Step 1 and 2 Tool: My Long-term Goals Worksheet
Setting long-term goals is all about getting them out of your head and onto paper. Use this worksheet and take your time visualizing where you want to be. Identify long-term goals for both your personal and business life, then break them down further into different categories like health, financial or relationships.
Once those are listed you can use the My Long-term Goals worksheet to identify five-year goals as well. Ask yourself, “Based on my long-term goals what is the ONE Thing I can do in the next five years such that by doing it everything else will be easier or unnecessary?” This Focusing Question will reveal the five-year goals that will get you to the bigger ones.
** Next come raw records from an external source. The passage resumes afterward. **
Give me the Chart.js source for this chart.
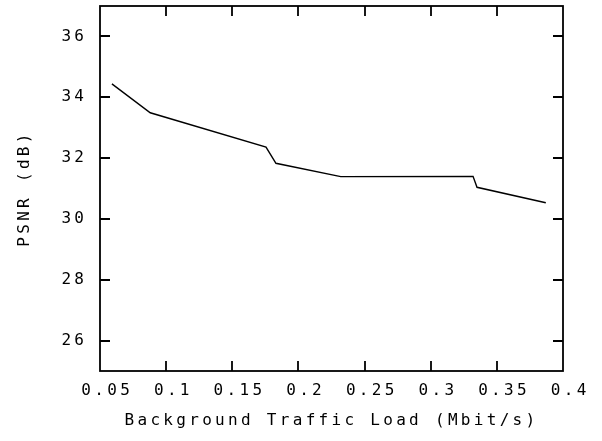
<!DOCTYPE html>
<html>
<head>
<meta charset="utf-8">
<script src="https://cdn.jsdelivr.net/npm/chart.js@4/dist/chart.umd.min.js"></script>
<style>
  html, body { margin: 0; padding: 0; background: #fff; }
</style>
</head>
<body>
<canvas id="psnrChart" width="602" height="441"></canvas>
<script>
// values
const loadMbit = [0.059, 0.088, 0.1755, 0.183, 0.232, 0.332, 0.335, 0.387];
const psnrDb = [34.44, 33.49, 32.36, 31.83, 31.39, 31.40, 31.04, 30.53];

const xTicks = [0.05, 0.1, 0.15, 0.2, 0.25, 0.3, 0.35, 0.4];
const xTickLabels = ['0.05', '0.1', '0.15', '0.2', '0.25', '0.3', '0.35', '0.4'];
const yTicks = [26, 28, 30, 32, 34, 36];
const yTickLabels = ['26', '28', '30', '32', '34', '36'];

const monoFont = { family: "'DejaVu Sans Mono', monospace", size: 16 };

// gnuplot-like frame with inward tick marks on all four sides
const framePlugin = {
  id: 'frame',
  beforeDraw(chart) {
    chart.ctx.letterSpacing = '3.3px';
  },
  afterDraw(chart) {
    const { ctx, chartArea: a, scales } = chart;
    const len = 10;
    ctx.save();
    ctx.strokeStyle = '#000';
    ctx.lineWidth = 1.8;
    ctx.strokeRect(a.left, a.top, a.right - a.left, a.bottom - a.top);
    ctx.beginPath();
    xTicks.slice(1, -1).forEach((v) => {
      const x = Math.round(scales.x.getPixelForValue(v));
      ctx.moveTo(x, a.bottom);
      ctx.lineTo(x, a.bottom - len);
      ctx.moveTo(x, a.top);
      ctx.lineTo(x, a.top + len);
    });
    yTicks.forEach((v) => {
      const y = Math.round(scales.y.getPixelForValue(v));
      ctx.moveTo(a.left, y);
      ctx.lineTo(a.left + len, y);
      ctx.moveTo(a.right, y);
      ctx.lineTo(a.right - len, y);
    });
    ctx.stroke();
    ctx.restore();
  },
};

new Chart('psnrChart', {
  type: 'line',
  data: {
    datasets: [
      {
        data: loadMbit.map((x, i) => ({ x: x, y: psnrDb[i] })),
        borderColor: '#000',
        borderWidth: 1.4,
        pointRadius: 0,
        tension: 0,
        fill: false,
      },
    ],
  },
  options: {
    responsive: false,
    devicePixelRatio: 1,
    animation: false,
    layout: { padding: { left: 0, top: 6, right: 39, bottom: 0 } },
    plugins: {
      legend: { display: false },
      tooltip: { enabled: false },
    },
    scales: {
      x: {
        type: 'linear',
        min: 0.05,
        max: 0.4,
        grid: { display: false, drawTicks: false },
        border: { display: false },
        afterBuildTicks: (scale) => {
          scale.ticks = xTicks.map((v) => ({ value: v }));
        },
        afterFit: (scale) => {
          scale.height = 70;
          scale.paddingLeft = 0;
          scale.paddingRight = 0;
        },
        ticks: {
          color: '#000',
          font: monoFont,
          padding: 10.5,
          labelOffset: 7.2,
          maxRotation: 0,
          autoSkip: false,
          callback: (v) => xTickLabels[xTicks.findIndex((t) => Math.abs(t - v) < 1e-9)],
        },
        title: {
          display: true,
          text: 'Background Traffic Load (Mbit/s)',
          color: '#000',
          font: monoFont,
          padding: { top: 0, bottom: 10.4 },
        },
      },
      y: {
        type: 'linear',
        min: 25,
        max: 37,
        grid: { display: false, drawTicks: false },
        border: { display: false },
        afterBuildTicks: (scale) => {
          scale.ticks = yTicks.map((v) => ({ value: v }));
        },
        afterFit: (scale) => {
          scale.width = 100;
          scale.paddingTop = 0;
          scale.paddingBottom = 0;
        },
        ticks: {
          color: '#000',
          font: monoFont,
          padding: 12.7,
          callback: (v) => yTickLabels[yTicks.indexOf(v)],
        },
        title: {
          display: true,
          text: 'PSNR (dB)',
          color: '#000',
          font: monoFont,
          padding: { top: 15.4, bottom: 0 },
        },
      },
    },
  },
  plugins: [framePlugin],
});
</script>
</body>
</html>
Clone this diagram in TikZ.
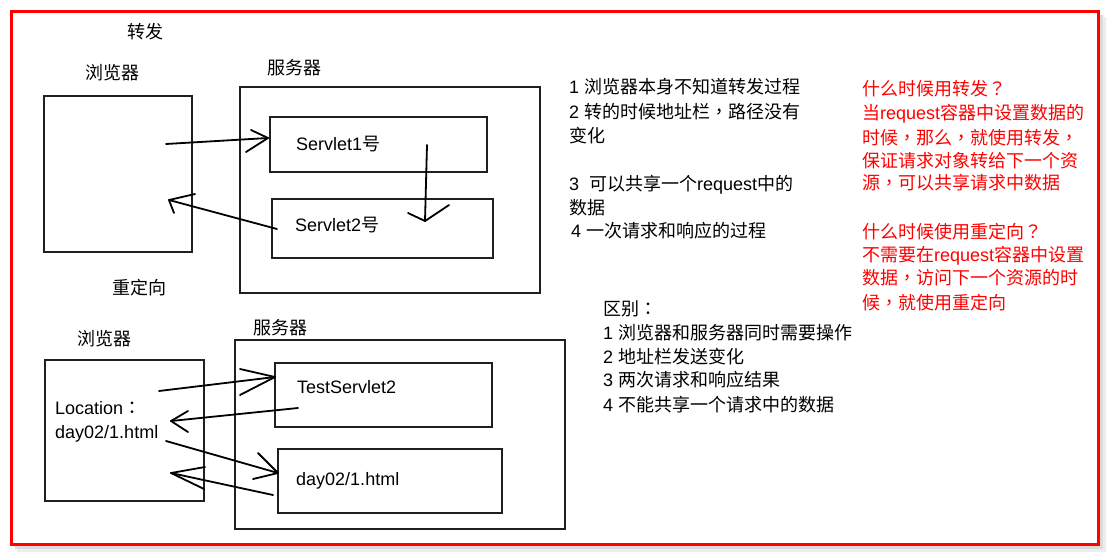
\documentclass[tikz,border=0pt]{standalone}
\usepackage{fontspec}
\setmainfont{Noto Sans CJK SC}
\newfontfamily\lat{Liberation Sans}
\newfontfamily\tcp{Noto Sans CJK TC}
\newcommand\ltn[1]{{\lat #1}}
\newcommand\pu[1]{{\tcp #1}}
\begin{document}
\begin{tikzpicture}[x=1pt,y=-1pt,
  font=\fontsize{18}{24}\selectfont,
  box/.style={draw=black!88, line width=2pt, minimum width=#1},
  txt/.style={inner sep=0pt, text height=15.8pt, text depth=2.2pt},
  lbl/.style={txt, anchor=center},
  lt/.style={txt, anchor=west},
  rd/.style={txt, anchor=west, text=red},
  arr/.style={draw=black, line width=1.8pt, line cap=round, line join=round}]
\useasboundingbox (0,0) rectangle (1112,557);
% frame with soft shadow
\draw[black!7, line width=4pt] (1104,17) -- (1104,550) -- (17,550);
\draw[black!14, line width=3pt] (1101,15) -- (1101,547) -- (15,547);
\draw[red, line width=3pt] (11,11) rectangle (1098,544);

% ---------- forward ----------
\node[lbl] (t1) at (145,32) {转发};
\node[lbl] (t2) at (112,73) {浏览器};
\node[lbl] (t3) at (294,68) {服务器};
\node[box=148pt, minimum height=156pt] (b1) at (118,174) {};
\node[box=300pt, minimum height=206pt] (s1) at (390,190) {};
\node[box=217pt, minimum height=55pt] (sv1) at (378.5,144.5) {};
\node[box=221pt, minimum height=59pt] (sv2) at (382.5,228.5) {};
\node[lt] (t4) at (296,144) {\ltn{Servlet1}号};
\node[lt] (t5) at (295,225) {\ltn{Servlet2}号};

\coordinate (a1s) at (166,144); \coordinate (a1e) at (268,138);
\coordinate (a1h1) at (251,130); \coordinate (a1h2) at (246,152);
\draw[arr] (a1s) -- (a1e);
\draw[arr] (a1h1) -- (a1e) -- (a1h2);

\coordinate (a2s) at (427,145); \coordinate (a2e) at (425,221);
\coordinate (a2h1) at (408,213); \coordinate (a2h2) at (449,205);
\draw[arr] (a2s) -- (a2e);
\draw[arr] (a2h1) -- (a2e) -- (a2h2);

\coordinate (a3s) at (277,229); \coordinate (a3e) at (169,200);
\coordinate (a3h1) at (195,194); \coordinate (a3h2) at (174,213);
\draw[arr] (a3s) -- (a3e);
\draw[arr] (a3h1) -- (a3e) -- (a3h2);

% ---------- redirect ----------
\node[lbl] (t6) at (139,288) {重定向};
\node[lbl] (t7) at (104,339) {浏览器};
\node[lbl] (t8) at (280,328) {服务器};
\node[box=159pt, minimum height=141pt] (b2) at (124.5,430.5) {};
\node[box=330pt, minimum height=189pt] (s2) at (400,434.5) {};
\node[box=217pt, minimum height=64pt] (ts) at (383.5,395) {};
\node[box=224pt, minimum height=64pt] (dh) at (390,481) {};
\node[lt] (t9) at (297,387) {\ltn{TestServlet2}};
\node[lt] (t10) at (55,408) {\ltn{Location}\pu{：}};
\node[lt] (t11) at (55,432) {\ltn{day02/1.html}};
\node[lt] (t12) at (296,479) {\ltn{day02/1.html}};

\coordinate (r1s) at (159,391); \coordinate (r1e) at (275,377);
\coordinate (r1h1) at (240,369); \coordinate (r1h2) at (240,395);
\draw[arr] (r1s) -- (r1e);
\draw[arr] (r1h1) -- (r1e) -- (r1h2);

\coordinate (r2s) at (298,408); \coordinate (r2e) at (171,421);
\coordinate (r2h1) at (188,411); \coordinate (r2h2) at (188,432);
\draw[arr] (r2s) -- (r2e);
\draw[arr] (r2h1) -- (r2e) -- (r2h2);

\coordinate (r3s) at (166,441); \coordinate (r3e) at (278,473);
\coordinate (r3h1) at (258,453); \coordinate (r3h2) at (253,479);
\draw[arr] (r3s) -- (r3e);
\draw[arr] (r3h1) -- (r3e) -- (r3h2);

\coordinate (r4s) at (273,495); \coordinate (r4e) at (171,473);
\coordinate (r4h1) at (205,467); \coordinate (r4h2) at (204,489);
\draw[arr] (r4s) -- (r4e);
\draw[arr] (r4h1) -- (r4e) -- (r4h2);

% ---------- notes (black) ----------
\node[lt] (n1) at (569,87) {\ltn{1 }浏览器本身不知道转发过程};
\node[lt] (n2) at (569,112) {\ltn{2 }转的时候地址栏\pu{，}路径没有};
\node[lt] (n3) at (569,136) {变化};
\node[lt] (n4) at (569,184) {\ltn{3~~}可以共享一个\ltn{request}中的};
\node[lt] (n5) at (569,208) {数据};
\node[lt] (n6) at (571,231) {\ltn{4 }一次请求和响应的过程};

\node[lt] (d1) at (603,309) {区别\pu{：}};
\node[lt] (d2) at (603,333) {\ltn{1 }浏览器和服务器同时需要操作};
\node[lt] (d3) at (603,357) {\ltn{2 }地址栏发送变化};
\node[lt] (d4) at (603,380) {\ltn{3 }两次请求和响应结果};
\node[lt] (d5) at (603,405) {\ltn{4 }不能共享一个请求中的数据};

% ---------- notes (red) ----------
\node[rd] (q1) at (862,89) {什么时候用转发\pu{？}};
\node[rd] (q2) at (862,113) {当\ltn{request}容器中设置数据的};
\node[rd] (q3) at (862,138) {时候\pu{，}那么\pu{，}就使用转发\pu{，}};
\node[rd] (q4) at (862,161) {保证请求对象转给下一个资};
\node[rd] (q5) at (862,183) {源\pu{，}可以共享请求中数据};
\node[rd] (q6) at (862,232) {什么时候使用重定向\pu{？}};
\node[rd] (q7) at (862,255) {不需要在\ltn{request}容器中设置};
\node[rd] (q8) at (862,278) {数据\pu{，}访问下一个资源的时};
\node[rd] (q9) at (862,303) {候\pu{，}就使用重定向};
\end{tikzpicture}
\end{document}
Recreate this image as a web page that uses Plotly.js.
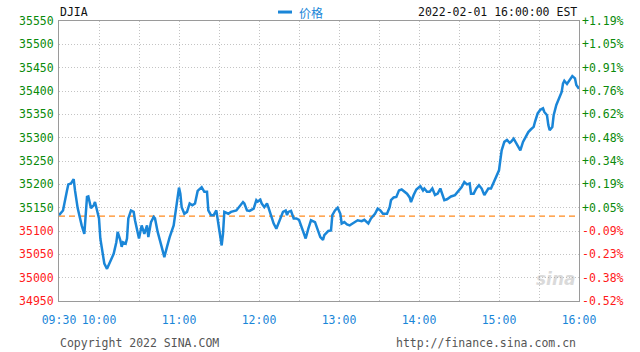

Step 3 Tool: My Long-term Goals Worksheet and the GPS
On the same My Long-term Goals worksheet you can break things down further into one-year goals. Just reframe the focusing question to ask, “Based on my five-year goals what is the ONE Thing I can do in the next year such that by doing it everything else will be easier or unnecessary?”
Once those annual goals are identified you can use a GPS worksheet for each goal to set three core priorities within your goal and five strategies to achieve each priority.
Step 4 Tools: The 4-1-1 and My ONE Thing Tracker
This step is where the focusing question shines. After adding in the annual goals you identified in the GPS copy them over to your 4–1-1 worksheet. Then come up with monthly milestones for each goal by asking yourself, “Based on my annual goal, what’s the ONE Thing I can do this month such that by doing it everything will be easier or unnecessary?” Those answers get listed as Your Monthly Goals.
Follow the same process each week to set Your Weekly Goals. Ask yourself, “Based on my monthly goal, what’s the ONE Thing I can do this week such that by doing it everything will be easier or unnecessary?”
The beauty of this system is you don’t have to do everything at once. Start with the first month and the first week, then update the 4-1-1 at the beginning of each week. This allows you to make goals depending on how things progressed in the week prior. When the new month rolls around start a new 4-1-1.